Its impossible to know unless you know what the code is that its throwing. Cant do that until you are able to pull it.
As for pulling the battery cables and shorting them out. You are creating a path of less resistance for the current to discharge from all the components. It discharges any backup caps that are there to store memory for a short time if voltage is lost. Once you pull the hot side of the battery, the circuit is broken. you could pull either and touch it to the other, as there is no potential. infinite resistance with the battery out, terminals together is 0 ohms.

Thanks for your reply.

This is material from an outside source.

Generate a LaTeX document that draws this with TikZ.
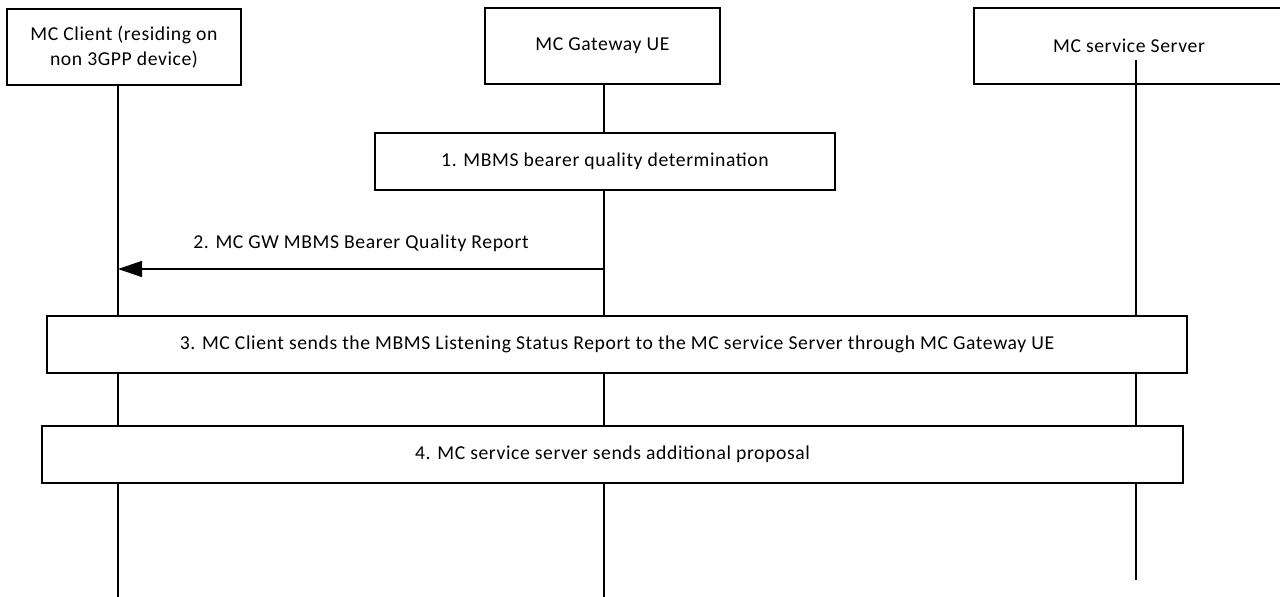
\documentclass[tikz,border=0pt]{standalone}
\usepackage{fontspec}
\setmainfont{Carlito}[LetterSpace=3]
\usetikzlibrary{arrows.meta, backgrounds}
\tikzset{
  entity/.style   = {rectangle, draw=black, fill=white, line width=1pt, minimum height=1.9cm, align=center, font=\fontsize{14}{17.5}\selectfont},
  stepbox/.style  = {rectangle, draw=black, fill=white, line width=1pt, minimum height=1.425cm, align=center, font=\fontsize{14}{17}\selectfont},
  lifeline/.style = {line width=1.4pt, black},
  msg/.style      = {-{Triangle[length=0.6cm, width=0.4cm]}, line width=1pt, black},
}
\begin{document}
\begin{tikzpicture}
\useasboundingbox (0,0) rectangle (32,-14.925);

% ================= Entities =================
\node (client) [entity, minimum width=5.85cm]  at (3.1, -1.175)   {MC Client (residing on\\non 3GPP device)};
\node (gw)     [entity, minimum width=5.875cm] at (15.06, -1.15)  {MC Gateway UE};
\node (srv)    [entity, minimum width=7.75cm]  at (28.225, -1.15) {MC service Server};

% lifeline ends
\coordinate (clientend) at (2.95, -14.925);
\coordinate (gwend)     at (15.1, -14.925);
\coordinate (srvtop)    at (28.4, -1.5);
\coordinate (srvend)    at (28.4, -14.5);

% ================= Steps =================
\node (s1) [stepbox, minimum width=11.5cm]   at (15.125, -4.0375)  {1. MBMS bearer quality determination};
\node (s3) [stepbox, minimum width=28.5cm]   at (15.425, -8.6125)  {3. MC Client sends the MBMS Listening Status Report to the MC service Server through MC Gateway UE};
\node (s4) [stepbox, minimum width=28.525cm] at (15.3125, -11.3625) {4. MC service server sends additional proposal};

% ================= Lifelines =================
\begin{scope}[on background layer]
  \draw [lifeline] (client.south -| clientend) -- (clientend);
  \draw [lifeline] (gw.south -| gwend) -- (gwend);
  \draw [lifeline] (srv.south -| srvend) -- (srvend);
\end{scope}
\draw [lifeline] (srvtop) -- (srv.south -| srvtop);

% ================= Messages =================
\coordinate (m2) at (15.1, -6.725);
\draw [msg] (m2) -- (m2 -| clientend) node[pos=0.5, above=0.3cm, font=\fontsize{14}{17}\selectfont] {2. MC GW MBMS Bearer Quality Report};

\end{tikzpicture}
\end{document}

So you advise that i hold off resetting the PCM until i scan and get the code or codes registered on the PCM?

I should have the interface today to scan and find out whats going on
 






If a reset clears it and it doesn't come back its worth it. Myself, I'm a little inquisitive, I would probably pull the code, just to see what it was. That's just me.
 






Thanks for your reply. So you advise that i hold off resetting the PCM until i scan and get the code or codes registered on the PCM?

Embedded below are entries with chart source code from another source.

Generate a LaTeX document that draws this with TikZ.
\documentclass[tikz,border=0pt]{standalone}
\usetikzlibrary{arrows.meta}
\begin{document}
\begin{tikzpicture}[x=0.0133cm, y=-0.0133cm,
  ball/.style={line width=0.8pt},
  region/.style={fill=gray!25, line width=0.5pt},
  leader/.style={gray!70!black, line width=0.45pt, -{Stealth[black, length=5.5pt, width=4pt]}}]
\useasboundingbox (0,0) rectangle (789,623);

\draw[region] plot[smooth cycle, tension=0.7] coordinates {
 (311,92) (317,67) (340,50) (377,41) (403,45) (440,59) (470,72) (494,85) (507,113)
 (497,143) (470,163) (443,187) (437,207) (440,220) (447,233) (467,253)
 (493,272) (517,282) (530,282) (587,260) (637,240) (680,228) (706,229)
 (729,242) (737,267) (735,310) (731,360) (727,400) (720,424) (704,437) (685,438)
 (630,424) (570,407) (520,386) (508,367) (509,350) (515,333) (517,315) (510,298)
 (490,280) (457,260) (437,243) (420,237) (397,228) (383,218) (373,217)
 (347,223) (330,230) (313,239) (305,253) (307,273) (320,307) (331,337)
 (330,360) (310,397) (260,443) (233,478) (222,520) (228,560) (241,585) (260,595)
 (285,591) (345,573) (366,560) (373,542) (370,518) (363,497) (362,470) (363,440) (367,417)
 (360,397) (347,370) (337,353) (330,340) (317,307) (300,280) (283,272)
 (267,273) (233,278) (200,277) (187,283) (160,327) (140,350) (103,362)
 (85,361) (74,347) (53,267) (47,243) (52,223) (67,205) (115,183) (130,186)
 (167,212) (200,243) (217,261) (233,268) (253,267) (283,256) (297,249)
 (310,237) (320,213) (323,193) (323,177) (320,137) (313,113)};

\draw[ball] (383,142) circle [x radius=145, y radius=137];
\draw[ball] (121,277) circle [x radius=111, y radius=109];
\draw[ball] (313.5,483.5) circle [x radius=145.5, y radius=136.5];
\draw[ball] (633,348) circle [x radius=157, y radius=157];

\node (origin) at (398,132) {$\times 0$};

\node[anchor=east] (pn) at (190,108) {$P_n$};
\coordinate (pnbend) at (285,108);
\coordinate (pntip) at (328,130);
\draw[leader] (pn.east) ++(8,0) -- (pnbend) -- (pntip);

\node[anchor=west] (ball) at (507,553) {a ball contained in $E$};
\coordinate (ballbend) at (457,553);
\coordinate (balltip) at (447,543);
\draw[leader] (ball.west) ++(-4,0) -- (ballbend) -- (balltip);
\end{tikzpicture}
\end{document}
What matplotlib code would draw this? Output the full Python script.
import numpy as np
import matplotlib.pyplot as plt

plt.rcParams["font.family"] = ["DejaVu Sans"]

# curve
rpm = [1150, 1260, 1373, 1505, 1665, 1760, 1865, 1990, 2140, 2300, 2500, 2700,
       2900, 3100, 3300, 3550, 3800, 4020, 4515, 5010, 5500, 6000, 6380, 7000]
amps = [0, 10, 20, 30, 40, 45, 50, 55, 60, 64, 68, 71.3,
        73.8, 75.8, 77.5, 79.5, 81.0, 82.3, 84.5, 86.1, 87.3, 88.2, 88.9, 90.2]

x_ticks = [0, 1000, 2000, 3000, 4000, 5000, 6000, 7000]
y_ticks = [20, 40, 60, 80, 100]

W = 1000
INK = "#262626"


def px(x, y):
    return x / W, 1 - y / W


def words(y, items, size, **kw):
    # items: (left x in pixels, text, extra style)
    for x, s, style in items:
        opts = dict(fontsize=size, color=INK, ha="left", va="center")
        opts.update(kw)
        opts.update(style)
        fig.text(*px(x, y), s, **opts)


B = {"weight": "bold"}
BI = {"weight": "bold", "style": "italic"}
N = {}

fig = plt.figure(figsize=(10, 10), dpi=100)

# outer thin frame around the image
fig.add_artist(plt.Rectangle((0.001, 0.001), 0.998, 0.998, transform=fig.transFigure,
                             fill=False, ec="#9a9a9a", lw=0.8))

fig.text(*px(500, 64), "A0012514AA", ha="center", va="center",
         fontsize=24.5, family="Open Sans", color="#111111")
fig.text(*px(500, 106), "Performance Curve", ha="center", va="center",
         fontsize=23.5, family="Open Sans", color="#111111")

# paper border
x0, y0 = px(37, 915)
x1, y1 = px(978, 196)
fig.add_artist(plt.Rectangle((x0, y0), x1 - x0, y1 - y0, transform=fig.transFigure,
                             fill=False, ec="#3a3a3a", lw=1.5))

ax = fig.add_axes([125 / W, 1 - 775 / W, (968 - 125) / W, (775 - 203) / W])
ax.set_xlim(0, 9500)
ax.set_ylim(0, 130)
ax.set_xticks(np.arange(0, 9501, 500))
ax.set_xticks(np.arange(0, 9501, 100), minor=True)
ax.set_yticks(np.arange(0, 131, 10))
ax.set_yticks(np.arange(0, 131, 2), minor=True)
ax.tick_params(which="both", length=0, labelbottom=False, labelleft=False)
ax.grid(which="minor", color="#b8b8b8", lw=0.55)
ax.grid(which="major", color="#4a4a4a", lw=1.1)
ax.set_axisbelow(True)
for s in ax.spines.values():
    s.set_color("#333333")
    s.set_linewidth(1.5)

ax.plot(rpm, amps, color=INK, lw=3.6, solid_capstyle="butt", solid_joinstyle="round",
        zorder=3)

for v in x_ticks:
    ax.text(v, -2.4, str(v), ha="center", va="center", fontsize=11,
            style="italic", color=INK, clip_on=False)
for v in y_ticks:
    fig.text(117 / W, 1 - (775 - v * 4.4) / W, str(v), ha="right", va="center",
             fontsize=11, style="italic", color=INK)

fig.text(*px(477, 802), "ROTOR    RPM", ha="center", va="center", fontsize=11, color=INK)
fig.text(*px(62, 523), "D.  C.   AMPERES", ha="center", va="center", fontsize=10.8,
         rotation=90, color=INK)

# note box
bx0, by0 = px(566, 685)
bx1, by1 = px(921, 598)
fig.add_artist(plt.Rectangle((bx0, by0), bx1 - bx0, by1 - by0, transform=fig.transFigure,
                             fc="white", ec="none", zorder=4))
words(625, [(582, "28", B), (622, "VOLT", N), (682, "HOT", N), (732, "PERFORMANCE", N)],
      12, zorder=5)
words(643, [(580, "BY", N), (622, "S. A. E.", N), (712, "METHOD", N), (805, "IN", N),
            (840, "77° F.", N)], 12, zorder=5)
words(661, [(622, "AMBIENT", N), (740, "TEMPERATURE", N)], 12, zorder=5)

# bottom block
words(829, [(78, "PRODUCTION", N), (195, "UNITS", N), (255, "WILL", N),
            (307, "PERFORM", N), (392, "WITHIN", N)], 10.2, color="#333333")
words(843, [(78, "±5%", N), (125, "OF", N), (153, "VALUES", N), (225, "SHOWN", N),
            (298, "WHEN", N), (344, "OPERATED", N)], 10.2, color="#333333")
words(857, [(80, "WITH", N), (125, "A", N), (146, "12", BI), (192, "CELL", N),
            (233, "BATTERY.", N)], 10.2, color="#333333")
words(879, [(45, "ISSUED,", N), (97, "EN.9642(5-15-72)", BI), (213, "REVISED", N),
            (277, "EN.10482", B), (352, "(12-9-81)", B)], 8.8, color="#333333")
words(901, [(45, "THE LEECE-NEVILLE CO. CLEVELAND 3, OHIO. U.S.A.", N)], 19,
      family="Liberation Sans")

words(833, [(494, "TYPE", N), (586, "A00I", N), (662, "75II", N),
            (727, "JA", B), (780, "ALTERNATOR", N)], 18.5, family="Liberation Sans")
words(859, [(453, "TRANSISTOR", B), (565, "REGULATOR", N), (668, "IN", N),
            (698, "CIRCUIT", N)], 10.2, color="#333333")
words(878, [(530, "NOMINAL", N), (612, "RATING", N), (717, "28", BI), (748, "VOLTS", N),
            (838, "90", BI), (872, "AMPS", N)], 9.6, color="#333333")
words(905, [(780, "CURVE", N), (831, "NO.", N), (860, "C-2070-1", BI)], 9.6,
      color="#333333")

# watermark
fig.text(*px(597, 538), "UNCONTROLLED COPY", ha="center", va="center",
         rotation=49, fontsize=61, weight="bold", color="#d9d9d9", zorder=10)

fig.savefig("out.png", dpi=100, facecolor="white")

I should have the interface today to scan and find out whats going on
If it runs and drives fine right now I’d just wait for the interface!
 






If it runs and drives fine right now I’d just wait for the interface!


Ok. Just did a scan and get the following:
PCM P1000-FF. Says among other things “ The vehicle is new from the factory and has not yet been through a complete OBD drive cycle

Says this will clear when all OBD monitors are ready

IC U0159 -60 lost communication with parking assist control module A. Module: instrument cluster

IC U1900-60 CAN communication bus fault
Malfunction indicator light is off for this dtc

GEM B2276-60 less than 2 transmitters programmed

So what do you guys think?


Needs readiness monitors to set themselves to “ready status” to get rid of the “wrench” icon on the instrument cluster?